>>>>
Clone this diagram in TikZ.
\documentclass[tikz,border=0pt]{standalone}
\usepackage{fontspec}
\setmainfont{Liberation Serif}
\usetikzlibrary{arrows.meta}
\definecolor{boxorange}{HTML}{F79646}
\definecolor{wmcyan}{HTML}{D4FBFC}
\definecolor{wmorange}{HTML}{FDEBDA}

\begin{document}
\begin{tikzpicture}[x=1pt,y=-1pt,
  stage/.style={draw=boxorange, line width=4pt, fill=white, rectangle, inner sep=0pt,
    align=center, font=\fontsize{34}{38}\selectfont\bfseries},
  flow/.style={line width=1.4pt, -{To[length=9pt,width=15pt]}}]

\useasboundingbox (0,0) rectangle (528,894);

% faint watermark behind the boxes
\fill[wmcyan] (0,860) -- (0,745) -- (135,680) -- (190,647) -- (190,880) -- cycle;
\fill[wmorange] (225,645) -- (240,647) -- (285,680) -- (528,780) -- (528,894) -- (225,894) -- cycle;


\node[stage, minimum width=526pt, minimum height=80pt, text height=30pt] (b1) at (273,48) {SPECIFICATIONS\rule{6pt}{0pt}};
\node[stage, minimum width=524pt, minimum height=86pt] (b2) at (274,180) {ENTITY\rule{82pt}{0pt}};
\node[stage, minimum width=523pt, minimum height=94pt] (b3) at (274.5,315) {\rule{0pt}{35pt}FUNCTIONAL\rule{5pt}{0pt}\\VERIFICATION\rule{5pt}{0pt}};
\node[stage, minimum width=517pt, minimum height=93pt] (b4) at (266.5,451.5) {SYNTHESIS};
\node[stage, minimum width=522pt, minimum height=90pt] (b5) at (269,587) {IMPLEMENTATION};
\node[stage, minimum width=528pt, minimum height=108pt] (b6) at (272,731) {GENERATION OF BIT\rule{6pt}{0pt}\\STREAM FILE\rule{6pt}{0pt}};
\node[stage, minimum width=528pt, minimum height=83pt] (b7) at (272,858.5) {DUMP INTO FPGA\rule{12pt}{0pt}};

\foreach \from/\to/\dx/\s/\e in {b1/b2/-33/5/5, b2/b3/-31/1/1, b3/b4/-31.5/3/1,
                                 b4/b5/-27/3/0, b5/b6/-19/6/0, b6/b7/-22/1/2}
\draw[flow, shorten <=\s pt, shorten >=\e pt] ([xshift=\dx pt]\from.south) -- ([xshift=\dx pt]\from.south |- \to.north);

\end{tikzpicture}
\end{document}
<<<<
Quote exactly the first line of the data and every line after it through the one holding "(225,894) -- cycle;".

▸ Solution below
Clone this diagram in TikZ.
\documentclass[tikz,border=0pt]{standalone}
\usepackage{fontspec}
\setmainfont{Liberation Serif}
\usetikzlibrary{arrows.meta}
\definecolor{boxorange}{HTML}{F79646}
\definecolor{wmcyan}{HTML}{D4FBFC}
\definecolor{wmorange}{HTML}{FDEBDA}

\begin{document}
\begin{tikzpicture}[x=1pt,y=-1pt,
  stage/.style={draw=boxorange, line width=4pt, fill=white, rectangle, inner sep=0pt,
    align=center, font=\fontsize{34}{38}\selectfont\bfseries},
  flow/.style={line width=1.4pt, -{To[length=9pt,width=15pt]}}]

\useasboundingbox (0,0) rectangle (528,894);

% faint watermark behind the boxes
\fill[wmcyan] (0,860) -- (0,745) -- (135,680) -- (190,647) -- (190,880) -- cycle;
\fill[wmorange] (225,645) -- (240,647) -- (285,680) -- (528,780) -- (528,894) -- (225,894) -- cycle;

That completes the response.